Johan Tahon also works with classical sculptors and intermediary materials like plaster and resin. He also makes casts, not of a reality like Berger's images, but of the subject. A dormant frame of mind ,the animal within waiting to break free it flees on powerful legs, but can't help stumbling. His images look and quest and have little inner peace. For MOUNT EGO, Tahon created a 3.5 metre blue figure in epoxy resin that is almost transparent. But this subjective man peers into the heavens, longing for identity despite , or perhaps because of , his height, his 2 heads and 3 legs. Tahon's work has a strikingly tempered beauty but beneath the broken anatomy beneath the skin hides unease and human tragedy.

Christiaan Zwanikken breathes new life into ten stuffed Indonesian bats. A kinetic sculptor, he has the skills to allow the creatures to fly every which way. He has built a triangular construction that dangles freely in space from a cable suspended from the ceiling. The object can negotiate the space powered by three computer-powered propellers attached to the corners. The stuffed bats take shape as the contraption moves , they can fly independently and respond interactively to the uncontrolled moves of their triangular metal 'Mother Bat'. But do they fly aimlessly in search of food or in search of acknowledgement as living entities. Or are they fruitlessly trying to escape their electronic umbilical cord?

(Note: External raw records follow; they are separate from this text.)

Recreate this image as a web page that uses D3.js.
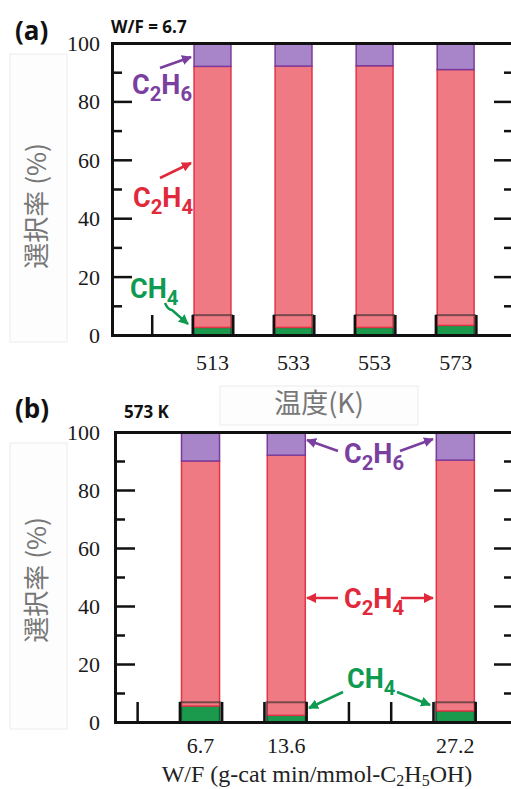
<!DOCTYPE html>
<html>
<head>
<meta charset="utf-8">
<script src="https://cdnjs.cloudflare.com/ajax/libs/d3/7.8.5/d3.min.js"></script>
<style>
  body { margin: 0; background: #fff; }
  .tick-lbl { font-family: "Liberation Serif", "DejaVu Serif", serif; font-size: 22px; fill: #1a1a1a; }
  .chem { font-family: "Liberation Sans Narrow", "Roboto", sans-serif; font-weight: 700; }
  .panel-tag { font-family: "Open Sans", sans-serif; font-weight: 700; fill: #111; }
</style>
</head>
<body>
<svg width="511" height="789"></svg>
<script>
  // panel (a): temperature series, W/F = 6.7
  const tempCats = [513, 533, 553, 573];
  const ch4A = [2.6, 2.6, 2.6, 3.3];
  const c2h4A = [89.4, 89.5, 89.6, 87.6];
  const c2h6A = [8.0, 7.9, 7.8, 9.1];
  const tempTicks = [498, 508, 518, 528, 538, 548, 558, 568, 578];

  // panel (b): W/F series, 573 K
  const wfCats = [6.7, 13.6, 27.2];
  const ch4B = [5.5, 2.3, 3.8];
  const c2h4B = [84.5, 89.7, 86.5];
  const c2h6B = [10.0, 8.0, 9.7];
  const wfTicks = [1.6, 5.0, 8.4, 11.8, 15.2, 18.6, 22.0, 25.4, 28.8];

  const yMajor = [0, 20, 40, 60, 80, 100];
  const yMinor = [10, 30, 50, 70, 90];

  const purple = '#7b3fa0', red = '#e02a3c', green = '#0f9a52';

  const svg = d3.select('svg');

  const defs = svg.append('defs');
  [['p', purple], ['r', red], ['g', green]].forEach(([id, c]) => {
    defs.append('marker')
      .attr('id', 'arr-' + id)
      .attr('viewBox', '0 0 10 10')
      .attr('refX', 9).attr('refY', 5)
      .attr('markerWidth', 4).attr('markerHeight', 4)
      .attr('orient', 'auto-start-reverse')
      .append('path').attr('d', 'M0,0 L10,5 L0,10 z').attr('fill', c);
  });

  function panel(opts) {
    const x = d3.scaleLinear().domain(opts.xDomain).range([opts.left, opts.right]);
    const y = d3.scaleLinear().domain([0, 100]).range([opts.bottom, opts.top]);
    const g = svg.append('g');
    const bw = x(opts.barW) - x(0);

    const rows = opts.cats.map((c, i) => ({
      c: c,
      segs: [
        { y0: 0, y1: opts.ch4[i], fill: '#1b9a4e', stroke: '#0b6b33' },
        { y0: opts.ch4[i], y1: opts.ch4[i] + opts.c2h4[i], fill: '#ef7a83', stroke: '#e03545' },
        { y0: opts.ch4[i] + opts.c2h4[i], y1: opts.ch4[i] + opts.c2h4[i] + opts.c2h6[i], fill: '#a885c9', stroke: '#7a3c9c' }
      ]
    }));

    // bars
    rows.forEach(r => {
      g.selectAll(null).data(r.segs).enter().append('rect')
        .attr('x', x(r.c) - bw / 2)
        .attr('width', bw)
        .attr('y', d => y(d.y1))
        .attr('height', d => y(d.y0) - y(d.y1))
        .attr('fill', d => d.fill)
        .attr('stroke', d => d.stroke)
        .attr('stroke-width', 1.5);
      // dark base box
      g.append('rect')
        .attr('x', x(r.c) - bw / 2 - 1)
        .attr('width', bw + 2)
        .attr('y', y(6.8))
        .attr('height', y(0) - y(6.8))
        .attr('fill', 'none')
        .attr('stroke', '#2a2a2a')
        .attr('stroke-opacity', 0.6)
        .attr('stroke-width', 2);
    });

    // left axis (inward ticks)
    const left = g.append('g').attr('transform', `translate(${opts.left},0)`);
    left.call(d3.axisRight(y).tickValues(yMajor).tickSize(20).tickFormat(''));
    left.append('g').call(d3.axisRight(y).tickValues(yMinor).tickSize(10).tickFormat(''));
    // right axis (inward ticks)
    const right = g.append('g').attr('transform', `translate(${opts.right},0)`);
    right.call(d3.axisLeft(y).tickValues(yMajor).tickSize(20).tickFormat(''));
    right.append('g').call(d3.axisLeft(y).tickValues(yMinor).tickSize(10).tickFormat(''));
    // bottom axis (inward ticks)
    const bottom = g.append('g').attr('transform', `translate(0,${opts.bottom})`);
    bottom.call(d3.axisTop(x).tickValues(opts.ticks).tickSize(20).tickFormat(''));
    // top line
    g.append('g').attr('transform', `translate(0,${opts.top})`)
      .call(d3.axisBottom(x).tickValues([]).tickSize(0));

    g.selectAll('.domain').attr('stroke', '#111').attr('stroke-width', 3);
    g.selectAll('.tick line').attr('stroke', '#111').attr('stroke-width', 2.5);

    // y tick labels
    g.selectAll(null).data(yMajor).enter().append('text')
      .attr('class', 'tick-lbl')
      .attr('x', opts.left - opts.lblGap)
      .attr('y', d => y(d) + 8)
      .attr('text-anchor', 'end')
      .text(d => d);

    // x tick labels
    g.selectAll(null).data(opts.cats).enter().append('text')
      .attr('class', 'tick-lbl')
      .attr('x', d => x(d))
      .attr('y', opts.xLblY)
      .attr('text-anchor', 'middle')
      .text(d => d);

    // y title in faint box
    g.append('rect')
      .attr('x', 10).attr('y', opts.top + 11)
      .attr('width', 57).attr('height', opts.bottom - opts.top - 4)
      .attr('fill', '#fdfdfd').attr('stroke', '#ececec');
    g.append('text')
      .attr('transform', `translate(46,${opts.yTitleC}) rotate(-90)`)
      .attr('text-anchor', 'middle')
      .attr('font-family', '"Noto Sans CJK JP", sans-serif')
      .attr('font-size', 26)
      .attr('fill', '#777')
      .text('選択率 (%)');

    return { x, y, g };
  }

  function chem(parts, px, py, color, size) {
    const t = svg.append('text').attr('class', 'chem')
      .attr('x', px).attr('y', py).attr('fill', color).attr('font-size', size);
    let sub = false;
    parts.forEach(p => {
      const isSub = /^[0-9]$/.test(p);
      const ts = t.append('tspan').text(p);
      if (isSub && !sub) { ts.attr('dy', size * 0.25).attr('font-size', size * 0.75); sub = true; }
      else if (!isSub && sub) { ts.attr('dy', -size * 0.25); sub = false; }
      else if (isSub) ts.attr('font-size', size * 0.75);
    });
    return t;
  }

  function arrow(x1, y1, x2, y2, color, id) {
    svg.append('line')
      .attr('x1', x1).attr('y1', y1).attr('x2', x2).attr('y2', y2)
      .attr('stroke', color).attr('stroke-width', 2.5)
      .attr('marker-end', `url(#arr-${id})`);
  }

  // ---------- panel (a)
  const pa = panel({
    cats: tempCats, ch4: ch4A, c2h4: c2h4A, c2h6: c2h6A, ticks: tempTicks,
    xDomain: [488.2, 587.4], left: 112, right: 514, top: 43, bottom: 335,
    barW: 9.1, lblGap: 12, xLblY: 370, yTitleC: 206
  });

  svg.append('text').attr('class', 'panel-tag').attr('x', 15).attr('y', 40)
    .attr('font-size', 26).text('(a)');
  svg.append('text').attr('class', 'panel-tag').attr('x', 111).attr('y', 33)
    .attr('font-size', 17).text('W/F = 6.7');

  svg.append('rect').attr('x', 220).attr('y', 386).attr('width', 198).attr('height', 39)
    .attr('fill', '#fdfdfd').attr('stroke', '#ececec');
  svg.append('text').attr('x', 319).attr('y', 413).attr('text-anchor', 'middle')
    .attr('font-family', '"Noto Sans CJK JP", sans-serif').attr('font-size', 27)
    .attr('fill', '#777').text('温度(K)');

  chem(['C', '2', 'H', '6'], 132, 94, purple, 27);
  arrow(160, 68, 191, 57, purple, 'p');
  chem(['C', '2', 'H', '4'], 133, 207, red, 27);
  arrow(160, 178, 191, 163, red, 'r');
  chem(['C', 'H', '4'], 130, 298, green, 27);
  svg.append('path').attr('d', 'M165,303 Q168,310 172,310 L188,324')
    .attr('fill', 'none').attr('stroke', green).attr('stroke-width', 2.5)
    .attr('marker-end', 'url(#arr-g)');

  // ---------- panel (b)
  const pb = panel({
    cats: wfCats, ch4: ch4B, c2h4: c2h4B, c2h6: c2h6B, ticks: wfTicks,
    xDomain: [-0.18, 31.92], left: 115, right: 514, top: 432, bottom: 722,
    barW: 3.06, lblGap: 15, xLblY: 753, yTitleC: 580
  });

  svg.append('text').attr('class', 'panel-tag').attr('x', 15).attr('y', 418)
    .attr('font-size', 26).text('(b)');
  svg.append('text').attr('class', 'panel-tag').attr('x', 124).attr('y', 418)
    .attr('font-size', 17).text('573 K');

  const xt = svg.append('text').attr('x', 317).attr('y', 782).attr('text-anchor', 'middle')
    .attr('font-family', '"Liberation Serif", serif').attr('font-size', 24).attr('fill', '#222');
  xt.append('tspan').text('W/F (g-cat min/mmol-C');
  xt.append('tspan').attr('dy', 4).attr('font-size', 16).text('2');
  xt.append('tspan').attr('dy', -4).text('H');
  xt.append('tspan').attr('dy', 4).attr('font-size', 16).text('5');
  xt.append('tspan').attr('dy', -4).text('OH)');

  chem(['C', '2', 'H', '6'], 344, 463, purple, 27);
  arrow(338, 451, 307, 440, purple, 'p');
  arrow(400, 451, 433, 439, purple, 'p');
  chem(['C', '2', 'H', '4'], 344, 608, red, 27);
  arrow(338, 598, 307, 598, red, 'r');
  arrow(401, 598, 433, 598, red, 'r');
  chem(['C', 'H', '4'], 347, 688, green, 27);
  arrow(343, 692, 309, 708, green, 'g');
  arrow(397, 692, 430, 705, green, 'g');
</script>
</body>
</html>
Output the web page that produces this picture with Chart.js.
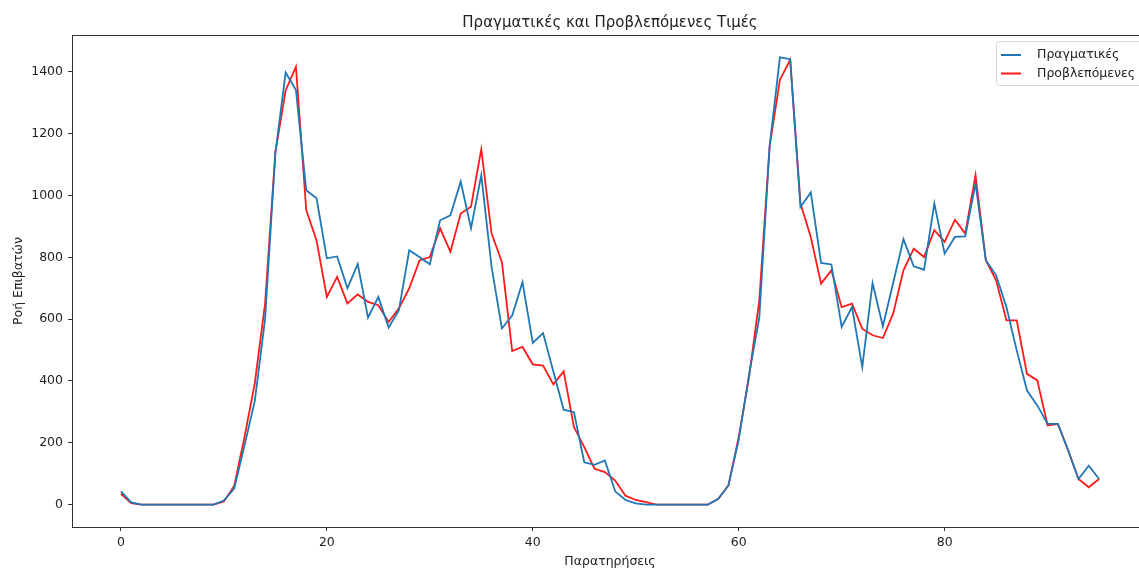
<!DOCTYPE html>
<html>
<head>
<meta charset="utf-8">
<script src="https://cdn.jsdelivr.net/npm/chart.js@4/dist/chart.umd.min.js"></script>
<style>
  html, body { margin: 0; padding: 0; background: #fff; overflow: hidden; }
  #chart { display: block; }
</style>
</head>
<body>
<canvas id="chart" width="1160" height="569"></canvas>
<script>
// Observed vs predicted passenger flow, 96 observations
const actual = [
  43, 7, 0, 0, 0, 0, 0, 0, 0, 0,
  13, 52, 191, 335, 600, 1137, 1398, 1341, 1017, 991,
  797, 803, 700, 778, 605, 672, 573, 629, 823, 801,
  778, 920, 936, 1045, 894, 1066, 769, 570, 612, 720,
  523, 555, 431, 307, 299, 137, 129, 143, 43, 15,
  4, 0, 0, 0, 0, 0, 0, 0, 18, 62,
  210, 420, 605, 1158, 1447, 1441, 963, 1010, 782, 777,
  575, 639, 445, 717, 577, 717, 859, 771, 760, 974,
  812, 866, 868, 1039, 791, 742, 639, 499, 369, 321,
  261, 261, 175, 83, 126, 83
];
const predicted = [
  35, 5, 0, 0, 0, 0, 0, 0, 0, 0,
  10, 60, 218, 392, 650, 1140, 1340, 1417, 953, 855,
  672, 737, 651, 680, 656, 645, 591, 635, 700, 790,
  801, 894, 818, 942, 964, 1150, 877, 785, 497, 510,
  454, 450, 389, 431, 251, 186, 116, 105, 78, 29,
  15, 8, 0, 0, 0, 0, 0, 0, 18, 62,
  218, 412, 661, 1158, 1374, 1439, 974, 866, 715, 758,
  639, 650, 569, 548, 539, 618, 758, 828, 801, 888,
  850, 922, 877, 1066, 791, 726, 596, 596, 423, 402,
  256, 261, 175, 83, 56, 83
];
const xTicks = [0, 20, 40, 60, 80];
const yTicks = [0, 200, 400, 600, 800, 1000, 1200, 1400];

const titleText = 'Πραγματικές και Προβλεπόμενες Τιμές';
const xLabel = 'Παρατηρήσεις';
const yLabel = 'Ροή Επιβατών';
const seriesNames = ['Πραγματικές', 'Προβλεπόμενες'];
const seriesColors = ['#1f77b4', '#ff1a1a'];

const FONT = "'DejaVu Sans', sans-serif";
const canvas = document.getElementById('chart');

const toPoints = arr => arr.map((v, i) => ({ x: i, y: v }));

// frame, title, axis titles and legend drawn by hand
const decorations = {
  id: 'decorations',
  afterDraw(chart) {
    const { ctx, chartArea: a } = chart;
    ctx.save();
    ctx.strokeStyle = '#333';
    ctx.lineWidth = 1;
    ctx.strokeRect(a.left + 0.5, a.top + 0.5, a.right - a.left, a.bottom - a.top);

    const cx = (a.left + a.right) / 2;
    ctx.fillStyle = '#222';
    ctx.textAlign = 'center';
    ctx.textBaseline = 'alphabetic';
    ctx.font = '15px ' + FONT;
    ctx.fillText(titleText, cx, 27);

    ctx.font = '12.5px ' + FONT;
    ctx.fillText(xLabel, cx, 565);

    ctx.save();
    ctx.translate(22, (a.top + a.bottom) / 2);
    ctx.rotate(-Math.PI / 2);
    ctx.fillText(yLabel, 0, 0);
    ctx.restore();

    // legend box, upper right
    const lx = 996.5, ly = 41.5, lw = 152, lh = 44;
    ctx.beginPath();
    ctx.roundRect(lx, ly, lw, lh, 3);
    ctx.fillStyle = 'rgba(255,255,255,0.85)';
    ctx.fill();
    ctx.strokeStyle = '#d6d6d6';
    ctx.stroke();
    ctx.font = '12.5px ' + FONT;
    ctx.textAlign = 'left';
    ctx.textBaseline = 'middle';
    seriesNames.forEach((name, i) => {
      const y = 55 + i * 18.5;
      ctx.beginPath();
      ctx.moveTo(1001, y);
      ctx.lineTo(1021, y);
      ctx.strokeStyle = seriesColors[i];
      ctx.lineWidth = 2;
      ctx.stroke();
      ctx.fillStyle = '#222';
      ctx.fillText(name, 1037, y);
    });
    ctx.restore();
  }
};

new Chart(canvas, {
  type: 'line',
  data: {
    datasets: [
      {
        label: seriesNames[0],
        data: toPoints(actual),
        borderColor: seriesColors[0],
        borderWidth: 1.8,
        pointRadius: 0,
        tension: 0
      },
      {
        label: seriesNames[1],
        data: toPoints(predicted),
        borderColor: seriesColors[1],
        borderWidth: 1.8,
        pointRadius: 0,
        tension: 0
      }
    ]
  },
  options: {
    responsive: false,
    animation: false,
    devicePixelRatio: 1,
    layout: { padding: { top: 35, right: 12, left: 0, bottom: 0 } },
    plugins: {
      legend: { display: false },
      title: { display: false },
      tooltip: { enabled: false }
    },
    scales: {
      x: {
        type: 'linear',
        min: -4.75,
        max: 99.75,
        afterFit: s => { s.height = 42; },
        afterBuildTicks: s => { s.ticks = xTicks.map(v => ({ value: v })); },
        grid: { drawOnChartArea: false, drawTicks: true, tickLength: 4, color: '#333' },
        border: { display: false },
        ticks: { color: '#222', font: { family: FONT, size: 12.5 }, padding: 4, maxRotation: 0,
                 callback: v => String(v) }
      },
      y: {
        type: 'linear',
        min: -72.4,
        max: 1519.4,
        afterFit: s => { s.width = 72; },
        afterBuildTicks: s => { s.ticks = yTicks.map(v => ({ value: v })); },
        grid: { drawOnChartArea: false, drawTicks: true, tickLength: 4, color: '#333' },
        border: { display: false },
        ticks: { color: '#222', font: { family: FONT, size: 12.5 }, padding: 5,
                 callback: v => String(v) }
      }
    }
  },
  plugins: [decorations]
});
</script>
</body>
</html>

Zwanikken the artist is a genuine creator, the creatures have been resurrected. Their long-dead parchment wings have gained new life. 'MOUNT EGO' is an exciting presentation in which the commonalities of the works and the artists are not rooted in formal or intrinsic models but in detailed lines , from animals to people to abstraction, to colour, materials and meanings. Eye to eye with one of today's politicians in miniature, historical biblical figures, a limpid clumsy giant while rows of mean little teeth gnaw their way through heavy black plastic swimming pools drooping from the ancient wooden beams of W139.

Designpolitie made a physical invitation for this show, a part of the series of invitations for W139 that year that appeared throughout Amsterdam.